Amar la verdad es contribuir a la elevación del mundo moral; por eso ningún sentimiento es más odiado por los que medran de mentir. En todos los tiempos y lugares, el que expresa su verdad en voz alta, como la cree, lealmente, causa inquietud entre los que viven a la sombra de intereses creados. Pero aunque a toda hora le acechen la intriga y la venganza, el que ama su verdad no la calla; el hombre digno prefiere morir una sola vez, llevando incólume su tesoro.

El cobarde muere moralmente cien veces, si otras tantas reniega por miedo; es vil quien prostituye sus creencias en la hora del peligro, mintiendo para ganarse el perdón de sus propios enemigos. La cobardía moral es de suyo tan infame que ninguna pena podría aumentar su vergüenza; y la mayor de todas las cobardías consiste en callar la verdad para recoger las ventajas que ofrece la complicidad con la mentira.

Las verdades pueden ser peligrosas para quienes las predican. Pero el que las ama, lejos de arredrarse por el peligro, debe provocarlo, enseñándolas a los que aún pueden aprenderlas. En el corazón de los jóvenes la verdad es generadora, como el calor del sol que en los jardines sé convierte en flores.

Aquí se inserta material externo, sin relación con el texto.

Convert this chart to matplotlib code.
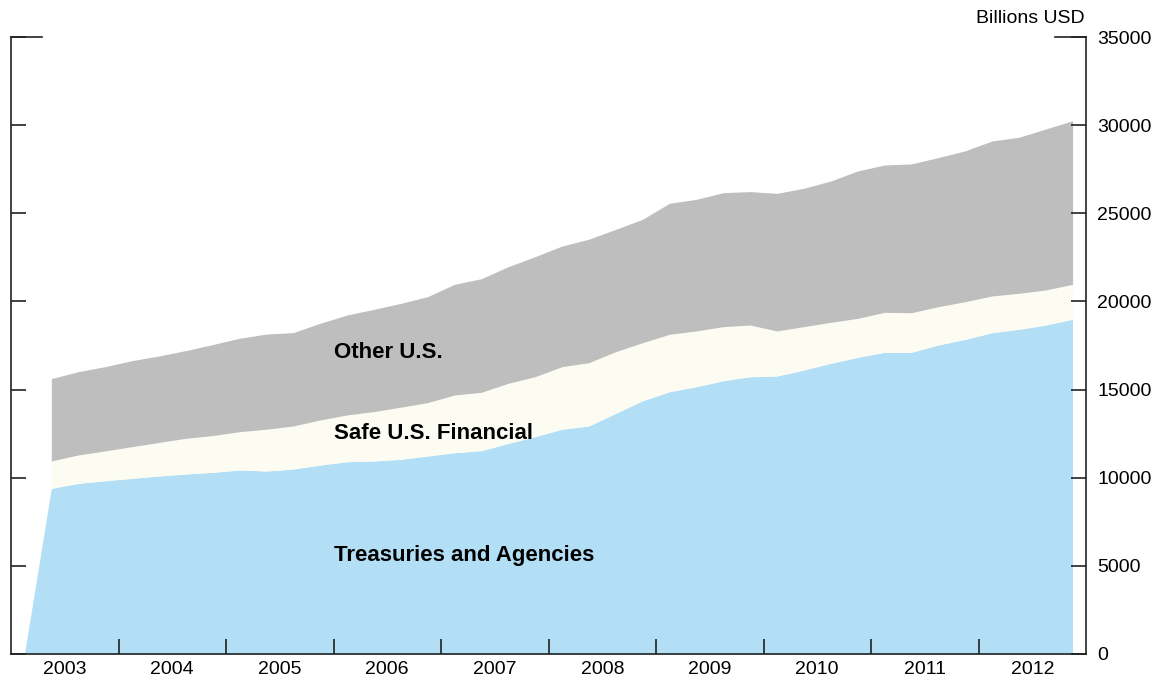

La verdad es la más temida de las fuerzas revolucionarias; los pequeños motines se fraguan con armas de soldados, las grandes revoluciones se hacen con doctrinas de pensadores. Todos los que han pretendido eternizar una injusticia, en cualquier tiempo y lugar, han temido menos a los conspiradores políticos que a los heraldos de la verdad, porque ésta, pensada, hablada, escrita, contagiada, produce en los pueblos cambios más profundos que la violencia. Ella siempre perseguida, siempre invencible, es el más eficaz instrumento de redención moral que se ha conocido en la historia de la humanidad.